A: 99% is the efficiency at second one after installation. A chemical filter's adsorbent is finite — each molecule adsorbed consumes one site. As sites fill, efficiency continuously declines. Like a new sponge soaking up a puddle — after a few uses it stops absorbing. Breakthrough is inevitable; the question is only "how fast."
Q: Is a report meaningful if it does not name the challenge gas?
A: No. Chemical filters have wildly different adsorption capacities for different gases — the same filter may show 200 minutes to breakthrough for toluene (MC) but only 30 minutes for SO₂ (MA). An "efficiency" number without a specified challenge gas is incomparable. When requesting reports, always specify the actual gas you need to block (or SEMI F21 category).

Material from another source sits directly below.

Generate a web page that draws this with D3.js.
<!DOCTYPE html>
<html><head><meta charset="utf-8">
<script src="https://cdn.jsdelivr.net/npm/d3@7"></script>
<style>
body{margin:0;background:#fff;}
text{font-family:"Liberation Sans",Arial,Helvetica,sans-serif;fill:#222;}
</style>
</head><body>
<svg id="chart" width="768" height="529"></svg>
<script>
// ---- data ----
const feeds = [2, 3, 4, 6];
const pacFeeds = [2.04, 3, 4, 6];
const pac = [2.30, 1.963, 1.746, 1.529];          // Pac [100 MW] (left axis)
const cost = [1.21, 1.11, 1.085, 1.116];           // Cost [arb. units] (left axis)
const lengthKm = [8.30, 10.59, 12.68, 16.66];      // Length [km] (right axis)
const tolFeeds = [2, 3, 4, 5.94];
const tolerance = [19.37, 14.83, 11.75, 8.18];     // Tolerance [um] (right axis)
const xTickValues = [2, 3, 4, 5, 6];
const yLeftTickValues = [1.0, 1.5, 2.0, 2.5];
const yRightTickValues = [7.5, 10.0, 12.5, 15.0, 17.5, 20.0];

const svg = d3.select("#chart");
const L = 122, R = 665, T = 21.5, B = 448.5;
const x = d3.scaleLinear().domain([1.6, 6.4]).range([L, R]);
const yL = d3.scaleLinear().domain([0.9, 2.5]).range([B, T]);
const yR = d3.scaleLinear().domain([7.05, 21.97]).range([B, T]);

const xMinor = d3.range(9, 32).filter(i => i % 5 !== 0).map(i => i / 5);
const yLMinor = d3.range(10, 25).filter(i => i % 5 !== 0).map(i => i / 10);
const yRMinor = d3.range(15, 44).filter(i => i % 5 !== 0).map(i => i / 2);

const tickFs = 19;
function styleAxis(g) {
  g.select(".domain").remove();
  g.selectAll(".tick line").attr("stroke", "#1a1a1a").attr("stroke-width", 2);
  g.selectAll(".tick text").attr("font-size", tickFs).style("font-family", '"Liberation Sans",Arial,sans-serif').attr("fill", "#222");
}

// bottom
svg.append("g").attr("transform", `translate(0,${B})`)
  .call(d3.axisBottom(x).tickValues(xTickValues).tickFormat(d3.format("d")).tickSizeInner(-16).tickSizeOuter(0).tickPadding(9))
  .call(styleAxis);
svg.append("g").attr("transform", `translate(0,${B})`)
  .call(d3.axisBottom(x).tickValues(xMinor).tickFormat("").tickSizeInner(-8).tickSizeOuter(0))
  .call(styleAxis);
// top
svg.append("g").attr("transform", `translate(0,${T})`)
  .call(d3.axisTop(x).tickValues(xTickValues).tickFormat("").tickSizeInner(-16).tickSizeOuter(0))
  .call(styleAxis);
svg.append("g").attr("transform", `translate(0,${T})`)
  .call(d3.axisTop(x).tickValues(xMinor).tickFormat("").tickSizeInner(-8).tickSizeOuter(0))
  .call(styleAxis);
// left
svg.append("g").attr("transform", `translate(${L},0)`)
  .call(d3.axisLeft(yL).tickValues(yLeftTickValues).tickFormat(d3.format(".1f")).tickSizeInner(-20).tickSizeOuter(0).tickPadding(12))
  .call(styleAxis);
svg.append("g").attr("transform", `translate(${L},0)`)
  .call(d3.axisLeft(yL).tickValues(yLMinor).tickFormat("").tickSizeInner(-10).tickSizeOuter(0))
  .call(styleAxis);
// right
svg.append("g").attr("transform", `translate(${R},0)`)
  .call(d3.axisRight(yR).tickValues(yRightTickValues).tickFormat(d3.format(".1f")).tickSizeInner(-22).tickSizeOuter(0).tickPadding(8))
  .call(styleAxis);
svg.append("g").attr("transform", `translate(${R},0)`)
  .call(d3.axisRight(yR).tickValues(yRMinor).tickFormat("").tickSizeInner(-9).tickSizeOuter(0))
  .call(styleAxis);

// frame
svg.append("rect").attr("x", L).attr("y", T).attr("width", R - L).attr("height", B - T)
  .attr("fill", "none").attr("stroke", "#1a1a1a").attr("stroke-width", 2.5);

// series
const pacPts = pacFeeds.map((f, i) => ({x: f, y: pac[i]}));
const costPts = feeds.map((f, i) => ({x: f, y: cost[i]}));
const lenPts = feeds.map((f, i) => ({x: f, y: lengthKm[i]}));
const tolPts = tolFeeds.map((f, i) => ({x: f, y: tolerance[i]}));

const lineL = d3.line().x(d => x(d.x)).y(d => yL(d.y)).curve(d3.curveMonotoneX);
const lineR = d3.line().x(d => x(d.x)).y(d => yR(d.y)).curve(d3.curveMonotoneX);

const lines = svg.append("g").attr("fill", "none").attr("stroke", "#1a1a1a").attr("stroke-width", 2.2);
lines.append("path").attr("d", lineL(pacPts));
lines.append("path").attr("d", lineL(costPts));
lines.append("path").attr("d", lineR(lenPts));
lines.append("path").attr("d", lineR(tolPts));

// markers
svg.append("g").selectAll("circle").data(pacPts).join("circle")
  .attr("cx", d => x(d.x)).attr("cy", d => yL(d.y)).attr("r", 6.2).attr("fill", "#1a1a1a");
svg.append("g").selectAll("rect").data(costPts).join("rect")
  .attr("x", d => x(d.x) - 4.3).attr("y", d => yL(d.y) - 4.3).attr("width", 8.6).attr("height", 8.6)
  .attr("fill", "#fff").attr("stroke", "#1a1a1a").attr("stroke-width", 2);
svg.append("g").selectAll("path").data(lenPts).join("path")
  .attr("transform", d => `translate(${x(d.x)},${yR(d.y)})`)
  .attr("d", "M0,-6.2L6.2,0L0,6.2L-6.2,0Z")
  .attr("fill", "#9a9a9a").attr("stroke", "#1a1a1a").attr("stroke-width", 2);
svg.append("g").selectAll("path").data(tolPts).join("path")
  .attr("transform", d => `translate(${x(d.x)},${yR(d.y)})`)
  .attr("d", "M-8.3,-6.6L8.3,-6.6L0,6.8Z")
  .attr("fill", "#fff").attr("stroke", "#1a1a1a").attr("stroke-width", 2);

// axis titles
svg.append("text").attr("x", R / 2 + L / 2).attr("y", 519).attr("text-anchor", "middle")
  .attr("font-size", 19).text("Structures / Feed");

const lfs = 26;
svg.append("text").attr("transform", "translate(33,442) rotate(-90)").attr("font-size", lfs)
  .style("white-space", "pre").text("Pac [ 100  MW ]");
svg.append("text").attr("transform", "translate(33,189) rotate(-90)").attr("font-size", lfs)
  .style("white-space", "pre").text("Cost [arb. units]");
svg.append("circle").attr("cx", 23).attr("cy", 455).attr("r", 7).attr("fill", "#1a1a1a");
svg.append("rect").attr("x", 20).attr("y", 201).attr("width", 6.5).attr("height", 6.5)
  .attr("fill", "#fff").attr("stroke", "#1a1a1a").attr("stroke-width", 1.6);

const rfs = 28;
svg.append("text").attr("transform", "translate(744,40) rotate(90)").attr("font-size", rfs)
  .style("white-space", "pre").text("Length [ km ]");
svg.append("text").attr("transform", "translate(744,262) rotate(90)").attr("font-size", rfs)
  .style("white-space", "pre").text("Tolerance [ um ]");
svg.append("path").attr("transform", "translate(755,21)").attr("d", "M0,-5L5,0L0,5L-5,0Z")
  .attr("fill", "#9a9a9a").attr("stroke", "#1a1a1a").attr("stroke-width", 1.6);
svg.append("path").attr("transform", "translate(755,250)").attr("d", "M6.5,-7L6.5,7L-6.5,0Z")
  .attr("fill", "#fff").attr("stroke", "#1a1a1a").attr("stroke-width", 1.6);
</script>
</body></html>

Q: Why does high humidity accelerate chemical filter breakthrough?
A: Two mechanisms. First, water molecules compete for adsorption sites — activated carbon's capacity is finite, and water occupying sites leaves fewer for the target gas. Second, some impregnants (e.g. KOH) liquefy and wash off in high-humidity environments, directly reducing available reaction sites. ASHRAE 145.2 reports must state test humidity — the same filter at 30% RH vs 80% RH may show a 2–3× life difference.

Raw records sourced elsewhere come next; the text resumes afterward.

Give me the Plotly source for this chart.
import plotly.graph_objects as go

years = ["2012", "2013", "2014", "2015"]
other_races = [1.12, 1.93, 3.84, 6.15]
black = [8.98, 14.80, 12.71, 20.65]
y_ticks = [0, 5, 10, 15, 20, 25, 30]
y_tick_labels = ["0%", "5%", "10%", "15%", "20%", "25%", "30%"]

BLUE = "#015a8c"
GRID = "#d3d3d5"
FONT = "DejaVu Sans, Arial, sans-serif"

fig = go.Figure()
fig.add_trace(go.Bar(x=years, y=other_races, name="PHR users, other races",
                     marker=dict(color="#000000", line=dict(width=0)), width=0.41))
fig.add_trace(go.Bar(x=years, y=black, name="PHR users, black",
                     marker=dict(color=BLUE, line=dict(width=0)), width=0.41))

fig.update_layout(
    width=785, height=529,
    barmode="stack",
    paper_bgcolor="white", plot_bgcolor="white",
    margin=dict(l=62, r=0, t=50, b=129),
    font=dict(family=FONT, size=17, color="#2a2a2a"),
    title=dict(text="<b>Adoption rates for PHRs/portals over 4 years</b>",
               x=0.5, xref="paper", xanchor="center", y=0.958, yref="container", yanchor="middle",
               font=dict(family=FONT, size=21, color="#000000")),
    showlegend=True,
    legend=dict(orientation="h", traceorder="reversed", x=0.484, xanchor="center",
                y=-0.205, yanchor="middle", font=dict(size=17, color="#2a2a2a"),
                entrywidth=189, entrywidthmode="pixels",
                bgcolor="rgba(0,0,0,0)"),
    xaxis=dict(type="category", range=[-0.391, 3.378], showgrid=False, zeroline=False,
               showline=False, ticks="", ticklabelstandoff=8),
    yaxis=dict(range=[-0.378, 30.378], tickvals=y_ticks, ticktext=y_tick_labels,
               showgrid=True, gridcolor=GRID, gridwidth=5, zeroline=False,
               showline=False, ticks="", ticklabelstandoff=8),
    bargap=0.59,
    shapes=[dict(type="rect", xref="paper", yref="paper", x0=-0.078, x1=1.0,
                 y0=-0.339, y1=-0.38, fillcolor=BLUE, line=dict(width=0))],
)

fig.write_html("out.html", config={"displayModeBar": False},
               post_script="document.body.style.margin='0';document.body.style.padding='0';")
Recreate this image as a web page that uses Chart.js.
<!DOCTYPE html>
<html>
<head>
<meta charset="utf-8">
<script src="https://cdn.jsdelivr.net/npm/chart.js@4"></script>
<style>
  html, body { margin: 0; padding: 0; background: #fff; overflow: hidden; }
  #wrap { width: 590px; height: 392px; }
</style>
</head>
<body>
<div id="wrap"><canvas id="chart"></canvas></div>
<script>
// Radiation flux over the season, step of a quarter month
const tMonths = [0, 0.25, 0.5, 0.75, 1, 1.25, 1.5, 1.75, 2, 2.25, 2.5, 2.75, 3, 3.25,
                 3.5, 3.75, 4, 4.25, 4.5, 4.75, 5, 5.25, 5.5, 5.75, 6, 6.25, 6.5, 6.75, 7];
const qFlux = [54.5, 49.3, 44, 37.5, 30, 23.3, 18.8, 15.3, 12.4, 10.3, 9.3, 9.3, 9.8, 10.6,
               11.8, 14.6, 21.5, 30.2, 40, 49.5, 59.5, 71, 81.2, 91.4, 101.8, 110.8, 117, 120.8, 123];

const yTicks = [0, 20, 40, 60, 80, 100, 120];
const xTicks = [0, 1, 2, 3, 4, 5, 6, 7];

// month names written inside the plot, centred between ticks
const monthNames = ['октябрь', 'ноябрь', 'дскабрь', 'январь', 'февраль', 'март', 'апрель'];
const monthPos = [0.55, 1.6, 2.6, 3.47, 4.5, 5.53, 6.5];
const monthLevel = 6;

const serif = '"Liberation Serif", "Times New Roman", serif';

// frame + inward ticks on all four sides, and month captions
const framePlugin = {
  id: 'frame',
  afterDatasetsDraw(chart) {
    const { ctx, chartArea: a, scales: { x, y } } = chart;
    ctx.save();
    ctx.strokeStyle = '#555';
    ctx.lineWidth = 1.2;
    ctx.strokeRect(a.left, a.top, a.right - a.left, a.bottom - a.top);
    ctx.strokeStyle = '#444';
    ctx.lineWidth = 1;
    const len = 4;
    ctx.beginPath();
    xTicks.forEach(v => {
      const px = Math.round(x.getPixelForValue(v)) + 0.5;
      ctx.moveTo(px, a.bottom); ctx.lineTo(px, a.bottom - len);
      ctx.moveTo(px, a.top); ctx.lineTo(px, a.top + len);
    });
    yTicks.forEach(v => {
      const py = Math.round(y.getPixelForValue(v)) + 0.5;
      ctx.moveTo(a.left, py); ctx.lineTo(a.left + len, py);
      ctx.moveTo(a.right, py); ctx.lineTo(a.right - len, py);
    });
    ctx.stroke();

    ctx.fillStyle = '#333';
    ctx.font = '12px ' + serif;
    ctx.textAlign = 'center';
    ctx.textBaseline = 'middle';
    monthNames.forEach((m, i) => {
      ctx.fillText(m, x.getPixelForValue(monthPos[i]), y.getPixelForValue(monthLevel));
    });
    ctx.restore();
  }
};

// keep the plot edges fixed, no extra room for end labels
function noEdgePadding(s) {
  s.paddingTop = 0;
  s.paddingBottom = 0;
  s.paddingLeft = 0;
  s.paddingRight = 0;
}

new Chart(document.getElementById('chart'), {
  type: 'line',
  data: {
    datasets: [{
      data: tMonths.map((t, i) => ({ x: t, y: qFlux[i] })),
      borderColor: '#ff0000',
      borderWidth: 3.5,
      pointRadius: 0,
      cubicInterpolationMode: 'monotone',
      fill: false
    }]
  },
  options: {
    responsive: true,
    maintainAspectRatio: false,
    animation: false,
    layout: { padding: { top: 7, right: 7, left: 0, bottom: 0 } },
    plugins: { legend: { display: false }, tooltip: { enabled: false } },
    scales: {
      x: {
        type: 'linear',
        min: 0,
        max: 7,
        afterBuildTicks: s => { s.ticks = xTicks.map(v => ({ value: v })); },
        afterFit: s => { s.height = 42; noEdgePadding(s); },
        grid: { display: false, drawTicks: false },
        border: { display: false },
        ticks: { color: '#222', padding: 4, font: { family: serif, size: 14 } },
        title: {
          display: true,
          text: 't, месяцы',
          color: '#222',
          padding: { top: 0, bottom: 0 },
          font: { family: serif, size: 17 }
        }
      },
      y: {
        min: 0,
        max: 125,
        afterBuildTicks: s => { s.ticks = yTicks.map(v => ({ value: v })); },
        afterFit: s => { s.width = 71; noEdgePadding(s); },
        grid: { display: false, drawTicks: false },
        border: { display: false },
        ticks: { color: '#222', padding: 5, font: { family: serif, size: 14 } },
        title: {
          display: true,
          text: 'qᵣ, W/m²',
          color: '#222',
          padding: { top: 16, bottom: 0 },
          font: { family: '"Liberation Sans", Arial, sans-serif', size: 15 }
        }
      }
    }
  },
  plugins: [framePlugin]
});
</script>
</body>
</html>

Q: What is the difference between impregnated and virgin activated carbon?
A: Virgin (non-impregnated) activated carbon relies on physical adsorption — van der Waals forces in micropores capture gas molecules, effective for large organic molecules (MC) but poor for small inorganic gases (MA/MB). Impregnated carbon adds chemical reagents to the surface, relying on chemical reaction — e.g. KOH impregnation reacts with HF/SO₂ to form non-volatile salts, irreversibly "locking" the target gas. The trade-off: impregnation partially blocks micropores, reducing physical adsorption capacity for organics. Hence MA/MB use impregnated carbon; MC uses virgin carbon — each in its role.
Q: My actual environment does not match lab conditions — is the report value still accurate?
A: Not 100%. ASHRAE 145.2 tests use controlled conditions (fixed concentration, velocity, temperature/humidity); real environments fluctuate. Adjustments typically include: (1) use the Wheeler-Jonas model to extrapolate ppm test results to ppb service life; (2) apply temperature/humidity correction factors; (3) multiply by a 0.6–0.8 safety factor. The report value is the upper bound under ideal conditions; actual life will be shorter. This is why advanced fabs do not rely on predictions alone but use online monitoring to decide when to replace in real time.